Militari e civili, poi, esprimono plasticamente la loro comune stupidità non accorgendosi che Kesia è in realtà un uomo, anzi facendone l’oggetto del loro desiderio, anche se l’autore ci avverte subito di come, nonostante il travestimento e le fattezze, Kesia non sia particolarmente avvenente, e nonostante non manchino certo – almeno ai non pochi che tentano con lei approcci fisici – concrete possibilità di accorgersi del suo vero sesso. Chi si accorgerà quasi subito della vera natura di Kesia saranno Duska e la sorella più giovane, che sapranno volgere abilmente la situazione a loro favore, per così dire. Il travestimento di Keller diviene quindi nel romanzo, proprio per la sua inverosimiglianza, lo strumento attraverso cui l’autore evidenzia tutto il suo sarcasmo nei confronti del mondo militare ma anche delle ipocrisie sociali su cui si regge il mondo dei ?ubie?ski e delle altre famiglie.

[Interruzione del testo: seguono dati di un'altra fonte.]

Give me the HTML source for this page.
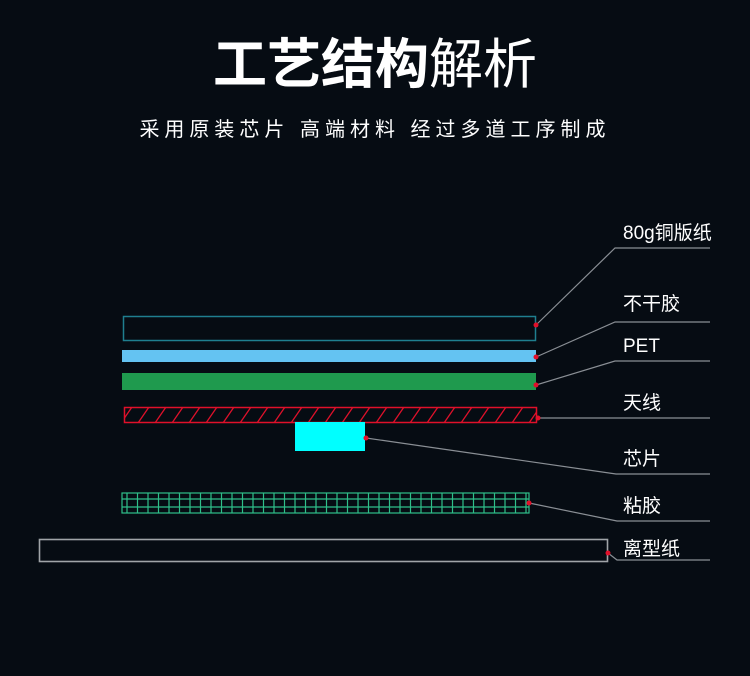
<!DOCTYPE html>
<html><head><meta charset="utf-8"><style>
html,body{margin:0;padding:0;background:#060c13;}
svg{display:block}
</style></head><body>
<svg width="750" height="676" viewBox="0 0 750 676" xmlns="http://www.w3.org/2000/svg">
<defs>
<pattern id="hatch" x="0" y="407" width="17" height="16" patternUnits="userSpaceOnUse">
<line x1="2" y1="16" x2="13" y2="0" stroke="#e0102a" stroke-width="1.3"/>
</pattern>
<pattern id="grid" x="122" y="493" width="10.5" height="20" patternUnits="userSpaceOnUse">
<line x1="5" y1="0" x2="5" y2="20" stroke="#2fbf8a" stroke-width="1.2"/>
</pattern>
</defs>
<rect width="750" height="676" fill="#060c13"/>
<text x="375" y="83" text-anchor="middle" fill="#fff" font-family="'Liberation Sans','Noto Sans CJK SC',sans-serif" font-size="54"><tspan font-weight="bold">工艺结构</tspan><tspan>解析</tspan></text>
<text x="375" y="136" text-anchor="middle" fill="#fff" font-family="'Liberation Sans','Noto Sans CJK SC',sans-serif" font-size="20" letter-spacing="5">采用原装芯片 高端材料 经过多道工序制成</text>

<rect x="123.5" y="316.5" width="412" height="24" fill="none" stroke="#1f7f8f" stroke-width="1.5"/>
<rect x="122" y="350" width="414" height="12" fill="#64c3f2"/>
<rect x="122" y="373" width="414" height="17" fill="#1f9a4e"/>
<rect x="124.5" y="407.5" width="412" height="15" fill="url(#hatch)" stroke="#e0102a" stroke-width="1.5"/>
<rect x="295" y="422" width="70" height="29" fill="#00ffff"/>
<rect x="122" y="493" width="407" height="20" fill="url(#grid)" stroke="#2fbf8a" stroke-width="1.2"/>
<line x1="122" y1="499" x2="529" y2="499" stroke="#2fbf8a" stroke-width="1.2"/>
<line x1="122" y1="507" x2="529" y2="507" stroke="#2fbf8a" stroke-width="1.2"/>
<rect x="39.5" y="539.5" width="568" height="22" fill="none" stroke="#a0a4a8" stroke-width="1.6"/>

<g stroke="#8a8f95" stroke-width="1.2" fill="none">
<polyline points="536,325 615,248 710,248"/>
<polyline points="536,357 615,322 710,322"/>
<polyline points="536,385 615,361 710,361"/>
<polyline points="538,418 710,418"/>
<polyline points="366,438 616,474 710,474"/>
<polyline points="529,503 617,521 710,521"/>
<polyline points="608,553 617,560 710,560"/>
</g>
<g fill="#e0102a">
<circle cx="536" cy="325" r="2.5"/><circle cx="536" cy="357" r="2.5"/><circle cx="536" cy="385" r="2.5"/>
<circle cx="538" cy="418" r="2.5"/><circle cx="366" cy="438" r="2.5"/><circle cx="529" cy="503" r="2.5"/><circle cx="608" cy="553" r="2.5"/>
</g>
<g fill="#fff" font-family="'Liberation Sans','Noto Sans CJK SC',sans-serif" font-size="19">
<text x="623" y="239">80g铜版纸</text>
<text x="623" y="310">不干胶</text>
<text x="623" y="352">PET</text>
<text x="623" y="409">天线</text>
<text x="623" y="465">芯片</text>
<text x="623" y="512">粘胶</text>
<text x="623" y="555">离型纸</text>
</g>
</svg>
</body></html>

Se questi ed altri sono gli aspetti di satira sociale e di costume che permeano il romanzo, vi è però a mio avviso un tema, centrale nella letteratura di Lernet-Holenia, che emerge, sia pure con precise peculiarità, anche in questo romanzo: il tema del fato.
Nei romanzi maggiori dell’autore, ad esempio in 'Marte in Ariete', il fato e la sua ineluttabilità rappresentano il tema centrale della narrazione: in questo romanzo giovanile la tematica è trattata in modo più laterale e in qualche modo offuscato, ma tuttavia occupa uno spazio letterario preciso, legato soprattutto alla vicenda di Lavrent’ev, di cui sono costretto a rivelare qualche particolare.
Come ho detto sopra, Lavrent’ev è un ex capitano dell’esercito russo che, dietro promesse di compensi materiali e morali, si lasciò degradare al posto di un principe che voleva evitare uno scandalo, ritrovandosi invece deportato in Siberia e con la famiglia morta di stenti. L’odio per l’esercito del suo paese lo porterà a vendicarsi fornendo agli austriaci, per il tramite di un disertore, importantissime informazioni militari ricevute da Keller, senza che quest’ultimo peraltro se ne sia reso conto. Scoperto, non rivelerà la natura delle informazioni passate al nemico, e per questo verrà impiccato.
Il vero eroe, colui che ha permesso la vittoria degli austriaci, è quindi Lavrent’ev, che però nessuno può riconoscere in quanto tale, visto che nessuno sa quanto ha fatto, eccetto noi lettori; ufficialmente quindi l’eroe sarà Keller, che in realtà si è limitato ad avvolgere la sua uniforme in un involucro abbastanza resistente perché non si lacerasse.
Il fato dunque in questo caso non è ineluttabile ma è sicuramente beffardo, attribuendo la gloria a chi non l’ha cercata e tanto meno meritata e lasciando per sempre nell’oblio chi invece, sia pure per spirito di vendetta personale, è stato il vero deus ex machina degli avvenimenti.
È questo l’ennesimo equivoco del romanzo, quello più drammatico ma anche quello che consente all’autore di chiudere il romanzo con il beffardo finale nel quale emergerà ancora una volta la pomposa stupidità militaresca.
Un ulteriore strato interpretativo che a mio modo di vedere può essere evidenziato è quello per il quale Keller-Kasia rappresenta l’ambiguità umana, comune in varie forme a tutti noi, che in quanto tale non può però essere riconosciuta da un mondo fatto di certezze, di dogmi e di convenzioni, per il quale egli prima deve essere una donna, quindi deve essere un eroe, senza essere in realtà né l’uno né l’altro. È su tale registro di ambiguità forzatamente misconosciuta che il romanzo si chiude, con l’autore che ci dice: ”Se in abiti femminili Kasia aveva avuto l’eleganza di un sottotenente degli ussari, adesso, nell’uniforme da ussaro, aveva l’avvenenza di una ragazza.”
Leggendo 'Avventure di un giovane ufficiale in Polonia' si sorride molto, ma a tratti il sorriso si fa amaro e si tramuta anche in pianto. È un romanzo ambiguo, che fa dell’ambiguità e dell’equivoco la chiave di lettura della stupidità della società nelle sue espressioni ufficiali: è un romanzo da gustare e sul quale riflettere.